Justice Ginsberg has also left off “respectfully” at times, and numerous liberal dissents have been rather heated at times.

Let’s cut the stupid insults, they add nothing to the debate.

Corporate “personhood” is a well established legal concept that all 9 Justices agree with to some degree. The Citizens United decision said that restricting the amount of money an organization spent on anti-Hillary Clinton ads was a de facto restriction on Free Speech prohibited by the First Amendment.

Nick

June 26th, 2015

Tony is full of it.

Timothy Kincaid

June 26th, 2015

The Judiciary is the“least dangerous” of the federal branches because it has“neither Force nor Will, but merely judgment; and must ultimately depend upon the aid of the executive arm” and the States, “even for the efficacy of its judgments.” With each decision of ours that takes from the People a question properly left to them—with each decision that is unabashedly based not on law, but on the “reasoned judgment” of a bare majority of this Court—we move one step closer to being reminded of our impotence.

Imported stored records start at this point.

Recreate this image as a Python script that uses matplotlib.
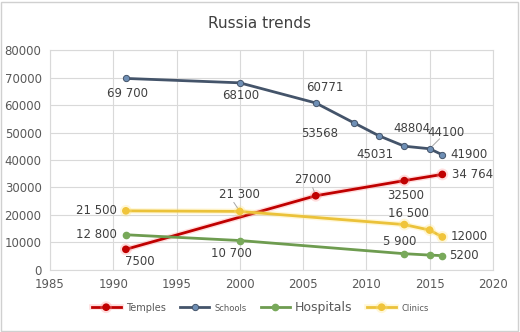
import matplotlib.pyplot as plt
import matplotlib.patheffects as pe

# data
temple_years = [1991, 2006, 2013, 2016]
temples = [7500, 27000, 32500, 34764]
temple_labels = ["7500", "27000", "32500", "34 764"]

school_years = [1991, 2000, 2006, 2009, 2011, 2013, 2015, 2016]
schools = [69700, 68100, 60771, 53568, 48804, 45031, 44100, 41900]
school_labels = ["69 700", "68100", "60771", "53568", "48804", "45031", "44100", "41900"]

hosp_years = [1991, 2000, 2013, 2015, 2016]
hospitals = [12800, 10700, 5900, 5400, 5200]
hosp_labels = ["12 800", "10 700", "5 900", None, "5200"]

clinic_years = [1991, 2000, 2013, 2015, 2016]
clinics = [21500, 21300, 16500, 14500, 12000]
clinic_labels = ["21 500", "21 300", "16 500", None, "12000"]

# label offsets in pixels (dx, dy), plus whether to draw a leader line
temple_off = [(14, -12), (-3, 16), (1, -15), (30, 0)]
school_off = [(2, -15), (1, -13), (9, 15), (-34, -11), (33, 7), (-29, -8), (16, 16), (27, 0)]
hosp_off = [(-29, 0), (-8, -13), (-5, 12), None, (22, 0)]
clinic_off = [(-29, 0), (0, 17), (4, 11), None, (27, 0)]

fig = plt.figure(figsize=(5.2, 3.32), dpi=100)
ax = fig.add_axes([0.096, 0.187, 0.852, 0.662])

text_col = "#404040"
glow = lambda c: [pe.Stroke(linewidth=4, foreground=c, alpha=0.3), pe.Normal()]

ax.plot(temple_years, temples, color="#C00000", lw=2, marker="o", ms=4.5,
        mfc="#C00000", mec="#C00000", label="Temples", path_effects=glow("#FF9090"))
ax.plot(school_years, schools, color="#44546A", lw=2, marker="o", ms=4.5,
        mfc="#6F8FB5", mec="#44546A", mew=0.7, label="Schools")
ax.plot(hosp_years, hospitals, color="#6E9C50", lw=2, marker="o", ms=4.5,
        mfc="#78A95A", mec="#78A95A", label="Hospitals")
ax.plot(clinic_years, clinics, color="#EBC23A", lw=2, marker="o", ms=4.5,
        mfc="#F0C43A", mec="#F0C43A", label="Clinics", path_effects=glow("#FFE680"))

def add_labels(xs, ys, labels, offs):
    for x, y, lab, off in zip(xs, ys, labels, offs):
        if lab is None:
            continue
        ax.annotate(lab, (x, y), xytext=off, textcoords="offset pixels",
                    ha="center", va="center", fontsize=8.5, color=text_col)

add_labels(temple_years, temples, temple_labels, temple_off)
add_labels(school_years, schools, school_labels, school_off)
add_labels(hosp_years, hospitals, hosp_labels, hosp_off)
add_labels(clinic_years, clinics, clinic_labels, clinic_off)

# small leader lines like the excel ones
for x, y, off in [(2015, 44100, (10, 10)), (2000, 21300, (-6, 9)), (2006, 27000, (-3, 8))]:
    ax.annotate("", (x, y), xytext=off, textcoords="offset pixels",
                arrowprops=dict(arrowstyle="-", color="#A6A6A6", lw=0.7, shrinkA=0, shrinkB=3))

ax.set_xlim(1985, 2020)
ax.set_ylim(0, 80000)
ax.set_xticks(range(1985, 2021, 5))
ax.set_yticks(range(0, 80001, 10000))
ax.grid(True, color="#D9D9D9", lw=0.8)
ax.set_axisbelow(True)
for s in ax.spines.values():
    s.set_color("#D9D9D9")
    s.set_linewidth(0.8)
ax.tick_params(length=0, labelsize=8.5, colors="#595959", pad=6)

fig.text(0.5, 0.928, "Russia trends", ha="center", va="center", fontsize=11, color="#404040")

leg = fig.legend(loc="center", bbox_to_anchor=(0.5, 0.075), ncol=4, frameon=False,
                 fontsize=7, handlelength=3, columnspacing=1.5, handletextpad=0.5)
sizes = [7, 6, 9, 6]
for t, sz in zip(leg.get_texts(), sizes):
    t.set_fontsize(sz)
    t.set_color("#595959")

fig.patches.append(plt.Rectangle((0.002, 0.003), 0.994, 0.992, transform=fig.transFigure,
                                 fill=False, edgecolor="#D0D0D0", lw=1))

fig.savefig("out.png", dpi=100)
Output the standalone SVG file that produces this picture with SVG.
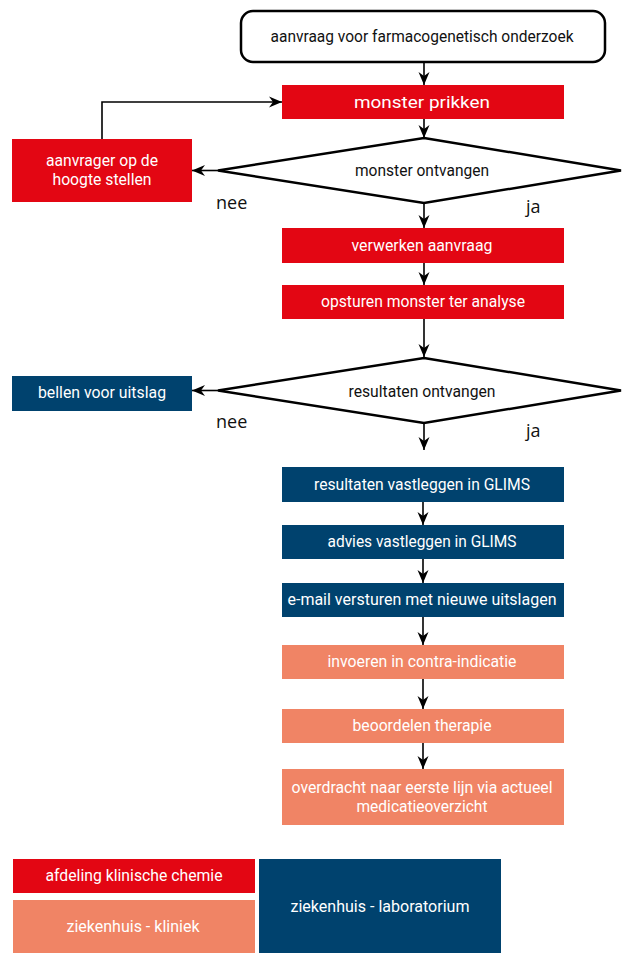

So, he’s basically inviting the States not to enforce the Court’s ruling?

MattNYC

June 26th, 2015

@ Mark F

Corporate “personhood” is a well established legal concept that all 9 Justices agree with to some degree. The Citizens United decision said that restricting the amount of money an organization spent on anti-Hillary Clinton ads was a de facto restriction on Free Speech prohibited by the First Amendment.

Corporate personhood was created by a law clerk in the 1890s and no one corrected it. NOT all 9 justices agree. And the 5 conservatives used an obscure case to make a blanket decision (new law) that ALL money (the more the better!) was speech. The fact that Scalia helped the plaintiffs craft their arguments should have had him recused or possibly impeached.

Eric M

June 26th, 2015

Speaking of Citizen’s United, I notice that Scalia’s hand wringing over unelected judges changing laws is rather similar to John Paul Stevens’ dissent in that case. I always found Stevens persuasive. I didn’t realize Scalia did as well…

Spunky

June 26th, 2015

I almost laughed out loud when I read the title of this article. And then again when Scalia used the word “Putsch.”

Putsch. Just perfect.

Victor

June 27th, 2015

I do not agree with AS (or any of the dissenters) but it is possible to understand his position given the way he purports to view the role of the court: take what is found explicitly in constitutional law and see how it matches to a given situation. If there is a match or connection with little or no abstraction then the court can rule. Anything beyond that realm is for legislatures and people to decide. Of course his ability to find connections is famously pliable as are most constitutional “originalists”.

There are several problems with constitutional originalism, the biggest being that unless the original document offers clear guidance on what it ought to cover and what it mustn’t the role and value of the court is limited to a very narrow and increasingly irrelevant domain. The US Constitution is written in expansive, general terms, inviting expansive, general interpretation, something constitutional originalists, in theory, reject, despite this being the obvious intent.

The role of judiciaries throughout history has been and is to settle matters when two or more parties have different interpretations of the same issue. This exercise requires abstract thinking and well-considered, well, judgment. Put another way, the value of a court is to use their expertise, knowledge and dispassionate wisdom to determine the appropriate outcome based on the intent of the law, especially when the matters under consideration were not necessarily formulated with legal compliance in mind.

What Scalia, Roberts and Alito (and the bits of Thomas which are vaguely relevant) object to, I think, is having to tell a significant portion of the American population they got it wrong. That isn’t a principled position. That’s just cowardice.

Priya Lynn

June 27th, 2015

Great insight Victor, thanks for that, it will come in handy in future arguments.

Lord_Byron

June 28th, 2015

“Individuals on both sides of the issue passionately, but respectfully, attempted to persuade their fellow citizens to accept their views.”

Scalia must have a different definition of respectfully than most people. Calling us akin to child molesters and dog fuckers is not respectful.